Colorado College Professor’s Olympic Medals Prediction 93 Percent Accurate
COLORADO SPRINGS, Colo.
An economics professor’s Olympic medals predictions have once again scored high marks for accuracy — even though his formula doesn’t consider individual athletes’ abilities.
Dr. Daniel K.N. Johnson, an assistant professor of economics at Colorado College, accurately predicted how many medals each participating nation would win at the 2006 Winter Olympics in Torino, Italy, and how many of those would be gold. There is a 93 percent correlation between his forecasts and the final medal standings, and an 84 percent correlation for gold medals. Johnson’s forecasts are based on non-athletic data. He considers only per capita income, population, climate, political structure and home field advantage.
Johnson’s formula accurately predicted 13 of the 14 nations who earned the most medals during the Games. The only exception was 13th place South Korea, which was not included due to data limitations.
Johnson’s model accurately forecast that Germany would top the medal count. He predicted that the nation would capture 28 medals, 10 of them gold. Germany ended the games with 29 medals and 11 golds. Johnson predicted the United States would win 22 medals overall and eight gold. The U.S. won 25 medals and nine golds.
Johnson also has used his formula to predict results for the 2000 and 2004 Summer Olympics in Sydney, Australia and Athens, Greece, respectively, and for the 2002 Winter Olympics in Salt Lake City. Before the Athens Olympics, Johnson predicted the U.S. team would win 103 medals, including 37 gold; the U.S. team won 103 with 35 gold. He said Russia would win 94 medals. It won 92. For the Sydney games, he predicted 90 medals for the U.S., with 33 gold. The Americans won 97 and 39. For Australia, the host, he predicted 54 medals. Australia won 56.

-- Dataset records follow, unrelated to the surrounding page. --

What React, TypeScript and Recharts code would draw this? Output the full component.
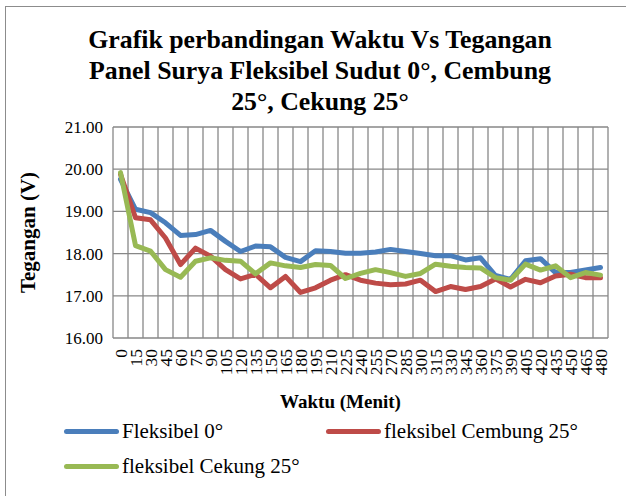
import React from 'react';
import { LineChart, Line, XAxis, YAxis, CartesianGrid } from 'recharts';

// menit pengamatan
const minutes = [
  '0', '15', '30', '45', '60', '75', '90', '105', '120', '135', '150',
  '165', '180', '195', '210', '225', '240', '255', '270', '285', '300',
  '315', '330', '345', '360', '375', '390', '405', '420', '435', '450',
  '465', '480',
];

// tegangan (V) tiap panel
const fleksibel0 = [
  19.76, 19.05, 18.97, 18.73, 18.43, 18.45, 18.55, 18.29, 18.05, 18.18, 18.16,
  17.91, 17.81, 18.07, 18.05, 18.01, 18.01, 18.04, 18.1, 18.05, 18.0,
  17.95, 17.95, 17.85, 17.9, 17.48, 17.39, 17.83, 17.88, 17.55, 17.55,
  17.61, 17.67,
];
const cembung25 = [
  19.88, 18.85, 18.8, 18.37, 17.74, 18.13, 17.94, 17.62, 17.4, 17.51, 17.19,
  17.46, 17.08, 17.19, 17.37, 17.5, 17.37, 17.3, 17.26, 17.28, 17.37,
  17.1, 17.22, 17.15, 17.22, 17.4, 17.21, 17.39, 17.31, 17.47, 17.51,
  17.43, 17.43,
];
const cekung25 = [
  19.92, 18.19, 18.06, 17.62, 17.44, 17.82, 17.9, 17.84, 17.82, 17.52, 17.78,
  17.71, 17.67, 17.74, 17.72, 17.41, 17.53, 17.62, 17.55, 17.46, 17.53,
  17.75, 17.7, 17.67, 17.66, 17.43, 17.37, 17.75, 17.61, 17.71, 17.43,
  17.55, 17.49,
];

const yTicks = [16, 17, 18, 19, 20, 21];

const series = [
  { key: 'fleksibel0', name: 'Fleksibel 0°', color: '#4A7EBB', values: fleksibel0 },
  { key: 'cembung25', name: 'fleksibel Cembung 25°', color: '#BE4B48', values: cembung25 },
  { key: 'cekung25', name: 'fleksibel Cekung 25°', color: '#98B954', values: cekung25 },
];

const data = minutes.map((m, i) => {
  const row: Record<string, string | number> = { waktu: m };
  series.forEach((s) => {
    row[s.key] = s.values[i];
  });
  return row;
});

const serif = "'Liberation Serif', 'Times New Roman', serif";
const gridColor = '#878787';

const MinuteTick = (props: any) => {
  const { x, y, payload } = props;
  return (
    <text
      transform={`translate(${x},${y + 3}) rotate(-90)`}
      textAnchor="end"
      dominantBaseline="central"
      style={{ fontFamily: serif, fontSize: 17.5 }}
      fill="#000"
    >
      {payload.value}
    </text>
  );
};

const WaktuLabel = (props: any) => {
  const { viewBox } = props;
  return (
    <text
      x={viewBox.x + viewBox.width / 2 - 20}
      y={viewBox.y + viewBox.height + 20}
      textAnchor="middle"
      style={{ fontFamily: serif, fontSize: 19, fontWeight: 'bold' }}
      fill="#000"
    >
      Waktu (Menit)
    </text>
  );
};

export default function App() {
  return (
    <div
      style={{
        position: 'absolute',
        left: 0,
        top: 0,
        width: 626,
        height: 496,
        background: '#fff',
        fontFamily: serif,
        overflow: 'hidden',
      }}
    >
      {/* bingkai grafik */}
      <div
        style={{
          position: 'absolute',
          left: 5,
          top: 6,
          width: 640,
          height: 520,
          borderLeft: '1.5px solid #8c8c8c',
          borderTop: '1.5px solid #8c8c8c',
        }}
      />
      <div
        style={{
          position: 'absolute',
          left: 0,
          width: 640,
          top: 24,
          textAlign: 'center',
          fontWeight: 'bold',
          fontSize: 25.8,
          lineHeight: '31px',
        }}
      >
        Grafik perbandingan Waktu Vs Tegangan
        <br />
        Panel Surya Fleksibel Sudut 0°, Cembung
        <br />
        25°, Cekung 25°
      </div>

      <div style={{ position: 'absolute', left: 0, top: 0 }}>
        <LineChart
          width={626}
          height={496}
          data={data}
          margin={{ top: 127, right: 18, bottom: 108, left: 5 }}
        >
          <CartesianGrid
            stroke={gridColor}
            strokeWidth={1.3}
            verticalCoordinatesGenerator={({ offset }: any) =>
              [...minutes, ''].map((_, i) => offset.left + (i * offset.width) / minutes.length)
            }
          />
          <XAxis
            dataKey="waktu"
            interval={0}
            padding={{ left: 7.5, right: 7.5 }}
            height={50}
            axisLine={false}
            tickLine={false}
            tick={<MinuteTick />}
            label={<WaktuLabel />}
          />
          <YAxis
            width={108}
            domain={[16, 21]}
            ticks={yTicks}
            allowDataOverflow
            axisLine={false}
            tickLine={false}
            tickMargin={4}
            tickFormatter={(v: number) => v.toFixed(2)}
            tick={{ fontFamily: serif, fontSize: 17, fill: '#000', style: { fontFamily: serif } }}
            label={{
              value: 'Tegangan (V)',
              angle: -90,
              position: 'insideLeft',
              offset: 23,
              style: {
                fontFamily: serif,
                fontSize: 21,
                fontWeight: 'bold',
                fill: '#000',
                textAnchor: 'middle',
              },
            }}
          />
          {series.map((s) => (
            <Line
              key={s.key}
              type="linear"
              dataKey={s.key}
              name={s.name}
              stroke={s.color}
              strokeWidth={5}
              strokeLinecap="round"
              strokeLinejoin="round"
              dot={false}
              activeDot={false}
              isAnimationActive={false}
            />
          ))}
        </LineChart>
      </div>

      {/* legenda */}
      <div
        style={{
          position: 'absolute',
          left: 64,
          top: 417,
          display: 'grid',
          gridTemplateColumns: '262px 262px',
          rowGap: 7,
          fontSize: 21,
          lineHeight: '28px',
        }}
      >
        {series.map((s) => (
          <div key={s.key} style={{ display: 'flex', alignItems: 'center', whiteSpace: 'nowrap' }}>
            <span
              style={{
                display: 'inline-block',
                width: 55,
                height: 5,
                borderRadius: 3,
                background: s.color,
                marginRight: 3,
              }}
            />
            {s.name}
          </div>
        ))}
      </div>
    </div>
  );
}
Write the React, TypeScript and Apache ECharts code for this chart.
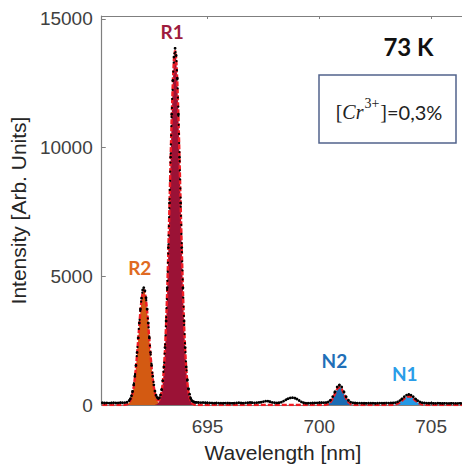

In Athens, the study predicted overall medal counts with 94 percent accuracy and gold medals with 86 percent accuracy. The overall medal accuracy for the Sydney and Salt Lake City Olympics were 95 percent and 94 percent, respectively.
Johnson’s paper, “A Tale of Two Seasons: Participation and Medal Counts at the Summer and Winter Olympics,” was first produced in 1999 with Ayfer Ali, while Johnson was teaching at Wellesley College and Ali was a student. It was published in Social Science Quarterly in December 2004.
Some of the surprises this year, from Johnson’s perspective:
- More nations — 26 — won medals at these Winter Games than at any previous Winter Olympics. At the Salt Lake City games, 24 nations won medals.
- Canada won 50 percent more medals than forecast, and nearly displaced the U.S. for second-most medals. Canada shattered its previous record of 17 medals in 2002, with 24 this year.
- South Korea won 11 medals, equal to China’s haul. Johnson didn’t forecast South Korea due to data issues, but he still didn’t expect the country to break into the top 14 nations.
- China continues to impress, and for the fourth consecutive Olympics beat the forecast by a large margin. China’s investment in its athletics infrastructure continues to cause this aberration; the country is clearly not following historical trends. Johnson expects this to be even more pronounced in 2008’s Beijing Games, when he expects China will top the podium most often.
Italy was a very generous host in these Games, giving away more gold and other precious metals than Johnson’s model predicted. The home field advantage didn’t seem to help; Italy actually won three more medals in Salt Lake City than it did while hosting in Torino. Finland and Norway both had disappointing results as well.